Private arms companies and government-owned military organisations have wormed their way into the British education system. Global arms companies have links with many UK Universities; investing in research programmes, poaching recent graduates and funding new buildings.

But these links stretch further than this into our education system, as weapons manufacturers also invest their time and money into schools across the country. Raytheon, an American weapons and cyber security company with multiple UK sites, holds an annual ‘Quadcopter Challenge’ in which children are encouraged to design the best drone they can. Billed as a means for the company to ‘invest in its future workforce’ by promoting STEM (science, technology, engineering and mathematics) subjects, this programme reached over 1,000 14-15 year-olds nationwide in 2018 and has the backing of the government; last year Baroness Sugg CBE helped judge the contest.

Pushing STEM subjects is common amongst private arms manufacturers and government-funded military organisations; QinetiQ and BAE Systems each boast various outreach programmes. In 2017, BAE partnered up with the Royal Navy and the RAF to visit 420 schools with a workshop designed to encourage the uptake of science and maths amongst 10-13 year olds. That year, BAE Systems also joined forces with the Royal Navy, QinetiQ and the University of Portsmouth to open a college.

Portsmouth’s University Technical College (UTC) allows students to complete GCSEs and further educational qualifications in STEM subjects, whilst giving them ‘regular engagement’ with ‘employers and partners’. These partners include the likes of Airbus, who build the fighter jets used by Saudi Arabia in the war on Yemen; and BAE Systems, who produced the missiles used by the UK in its bombing of Syria.
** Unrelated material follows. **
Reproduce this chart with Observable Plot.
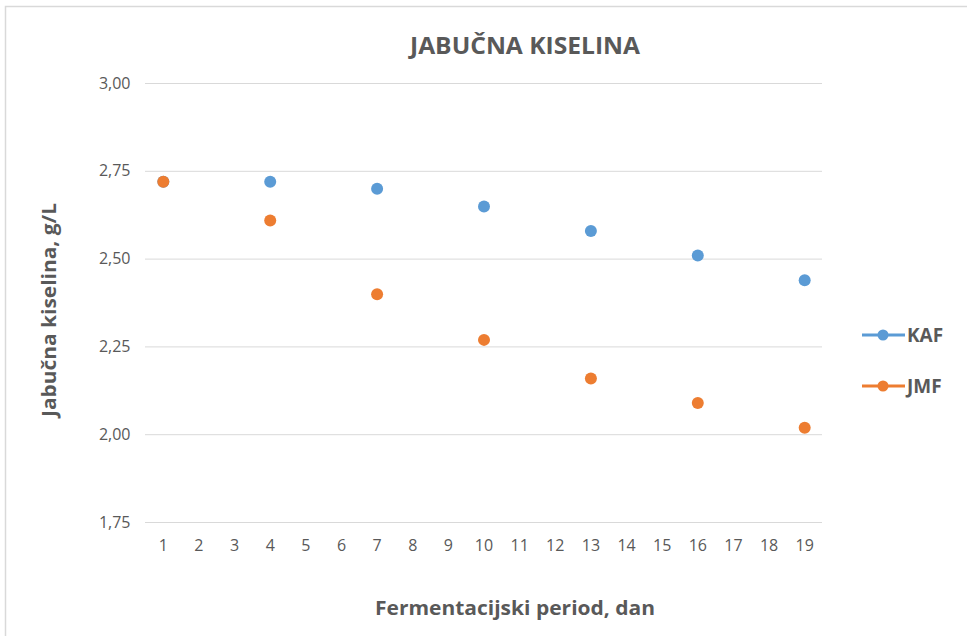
<!DOCTYPE html>
<html><head><meta charset="utf-8">
<script src="https://cdn.jsdelivr.net/npm/d3@7"></script>
<script src="https://cdn.jsdelivr.net/npm/@observablehq/plot@0.6"></script>
<style>body{margin:0;background:#fff;} #chart{position:relative;width:967px;height:636px;}</style>
</head><body><div id="chart"></div>
<script>
const days = [1, 4, 7, 10, 13, 16, 19];
const kaf = [2.72, 2.72, 2.70, 2.65, 2.58, 2.51, 2.44];
const jmf = [2.72, 2.61, 2.40, 2.27, 2.16, 2.09, 2.02];
const xTicks = [1,2,3,4,5,6,7,8,9,10,11,12,13,14,15,16,17,18,19];
const yTicks = [1.75, 2.00, 2.25, 2.50, 2.75, 3.00];
const seriesNames = ["KAF", "JMF"];
const colors = ["#5B9BD5", "#ED7D31"];
const title = "JABUČNA KISELINA";
const xLabel = "Fermentacijski period, dan";
const yLabel = "Jabučna kiselina, g/L";

const data = [
  ...days.map((d, i) => ({day: d, value: kaf[i], series: seriesNames[0]})),
  ...days.map((d, i) => ({day: d, value: jmf[i], series: seriesNames[1]}))
];

const FONT = "'Open Sans', sans-serif";
const TXT = "#595959";

const plot = Plot.plot({
  width: 967, height: 636,
  marginLeft: 145, marginRight: 145, marginTop: 83, marginBottom: 114,
  style: {fontFamily: FONT, fontSize: "15px", color: TXT, background: "#fff", overflow: "visible"},
  x: {type: "point", domain: xTicks, padding: 0.5, round: false, label: null},
  y: {domain: [1.75, 3.0], label: null},
  color: {domain: seriesNames, range: colors},
  marks: [
    Plot.gridY(yTicks, {stroke: "#d9d9d9", strokeOpacity: 1, strokeWidth: 1}),
    Plot.axisY(yTicks, {tickSize: 0, tickPadding: 15, fontSize: 16, fill: TXT, tickFormat: d => d.toFixed(2).replace(".", ","), label: null}),
    Plot.axisX(xTicks, {tickSize: 0, tickPadding: 17, fontSize: 16, fill: TXT, label: null}),
    Plot.dot(data, {x: "day", y: "value", fill: "series", r: 6})
  ]
});

const svg = d3.select(plot);
// border
svg.insert("rect", ":first-child")
  .attr("x", 5.5).attr("y", 6.5).attr("width", 1000).attr("height", 700)
  .attr("fill", "none").attr("stroke", "#d9d9d9").attr("stroke-width", 1.5);

svg.append("text").text(title)
  .attr("x", 525).attr("y", 44).attr("text-anchor", "middle").attr("dominant-baseline", "central")
  .attr("font-family", FONT).attr("font-size", 24).attr("font-weight", "bold").attr("fill", TXT)
  .attr("textLength", 230).attr("lengthAdjust", "spacingAndGlyphs");

svg.append("text").text(xLabel)
  .attr("x", 515).attr("y", 607).attr("text-anchor", "middle").attr("dominant-baseline", "central")
  .attr("font-family", FONT).attr("font-size", 20).attr("font-weight", "bold").attr("fill", TXT)
  .attr("textLength", 280).attr("lengthAdjust", "spacingAndGlyphs");

svg.append("text").text(yLabel)
  .attr("transform", "translate(48,310) rotate(-90)").attr("text-anchor", "middle").attr("dominant-baseline", "central")
  .attr("font-family", FONT).attr("font-size", 20).attr("font-weight", "bold").attr("fill", TXT)
  .attr("textLength", 214).attr("lengthAdjust", "spacingAndGlyphs");

// legend
const lg = svg.append("g");
seriesNames.forEach((name, i) => {
  const y = 335 + i * 51;
  lg.append("line").attr("x1", 862).attr("x2", 905).attr("y1", y).attr("y2", y)
    .attr("stroke", colors[i]).attr("stroke-width", 3);
  lg.append("circle").attr("cx", 883).attr("cy", y).attr("r", 5.5).attr("fill", colors[i]);
  lg.append("text").text(name).attr("x", 907).attr("y", y).attr("text-anchor", "start").attr("dominant-baseline", "central")
    .attr("font-family", FONT).attr("font-size", 19).attr("font-weight", "bold").attr("fill", TXT);
});

document.getElementById("chart").appendChild(plot);
</script>
</body></html>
In addition to encouraging young children and teenagers to take up sciences, dozens of universities from Southampton to Sheffield are making millions of pounds from arms industry investment.
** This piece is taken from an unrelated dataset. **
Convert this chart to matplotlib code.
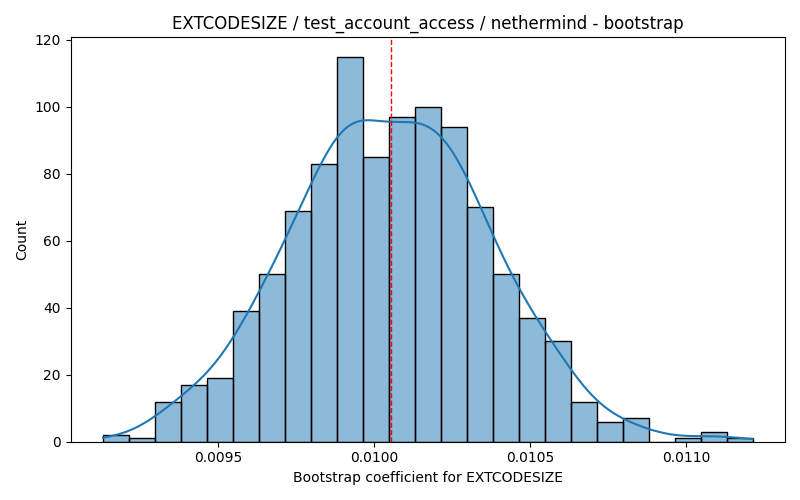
import math

import matplotlib
matplotlib.use("Agg")
import matplotlib.pyplot as plt
import numpy as np

# bootstrap histogram (25 bins, 1000 resamples)
bin_lo = 0.0091304
bin_hi = 0.0112125
counts = [2, 1, 12, 17, 19, 39, 50, 69, 83, 115, 85, 97, 100,
          94, 70, 50, 37, 30, 12, 6, 7, 0, 1, 3, 1]
point_estimate = 0.010054

title = "EXTCODESIZE / test_account_access / nethermind - bootstrap"
xlabel = "Bootstrap coefficient for EXTCODESIZE"

edges = np.linspace(bin_lo, bin_hi, len(counts) + 1)
centers = 0.5 * (edges[:-1] + edges[1:])
weights = np.asarray(counts, dtype=float)
n = weights.sum()
width = edges[1] - edges[0]

fig, ax = plt.subplots(figsize=(8, 5), dpi=100)
ax.hist(centers, bins=edges, weights=weights,
        facecolor=(0.1216, 0.4667, 0.7059, 0.5), edgecolor="black", linewidth=1)

# kde: scott bandwidth for n samples, each bin's samples spread evenly over the bin
bw_adjust = 1.15  # binned data is lumpier than the raw resamples
mean = np.sum(weights * centers) / n
std = np.sqrt(np.sum(weights * (centers - mean) ** 2) / (n - 1) + width ** 2 / 12)
bw = bw_adjust * std * n ** (-1 / 5)
erf = np.vectorize(math.erf)
grid = np.linspace(bin_lo, bin_hi, 300)
lo = (grid[:, None] - edges[None, 1:]) / (bw * np.sqrt(2))
hi = (grid[:, None] - edges[None, :-1]) / (bw * np.sqrt(2))
dens = np.sum(weights[None, :] * 0.5 * (erf(hi) - erf(lo)), axis=1) / (n * width)
ax.plot(grid, dens * n * width, color="#1f77b4", linewidth=1.5)

ax.axvline(point_estimate, color="red", linestyle="--", linewidth=1)

ax.set_title(title)
ax.set_xlabel(xlabel)
ax.set_ylabel("Count")
fig.tight_layout()
fig.savefig("out.png")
The University of Cambridge, for example, received £13.7m from private arms companies between 2008 and 2011. The University of Sheffield was also funded £13.7m during this period, along with Imperial College London, which was granted over £16m between 2008 and 2017.

BAE Systems in particular has a vested interest in British higher education. Southampton, Strathclyde, Manchester, Cranfield and Birmingham are five ‘strategic partner universities’, which have all signed long-term partnership deals with BAE to be ‘mutually productive’. Recently, the company handed out awards to PhD students from each of these institutions for various research projects. The overall winner was a project from the University of Strathclyde that developed new technology for detecting far away targets.

The company responsible for the deaths of thousands of innocent Yemenis through the selling of arms to the Saudi-led Coalition, is being facilitated by universities and students across the country. BAE aims to take on 700 apprentices in 2019 and boasts that it is ‘one of the biggest UK supporters of education’ that has links to ‘approximately 100 universities’ worldwide. It remains unclear if this commitment to education extends to the two million Yemeni children who can’t go to school because of the war BAE Systems is helping wage.

These companies gloat that by promoting STEM subjects they are pioneering a better, safer future. The arms industry puts on a front of humanity and tells us that the good work it does in this country outweighs the destruction it unleashes overseas.  This is simply not the case.

By allowing the arms trade into schools, colleges and universities, we are teaching children that innovation for the sake of destruction is acceptable and desirable. There is only a small leap between teaching schoolchildren to make toy drones and getting graduates to build real ones.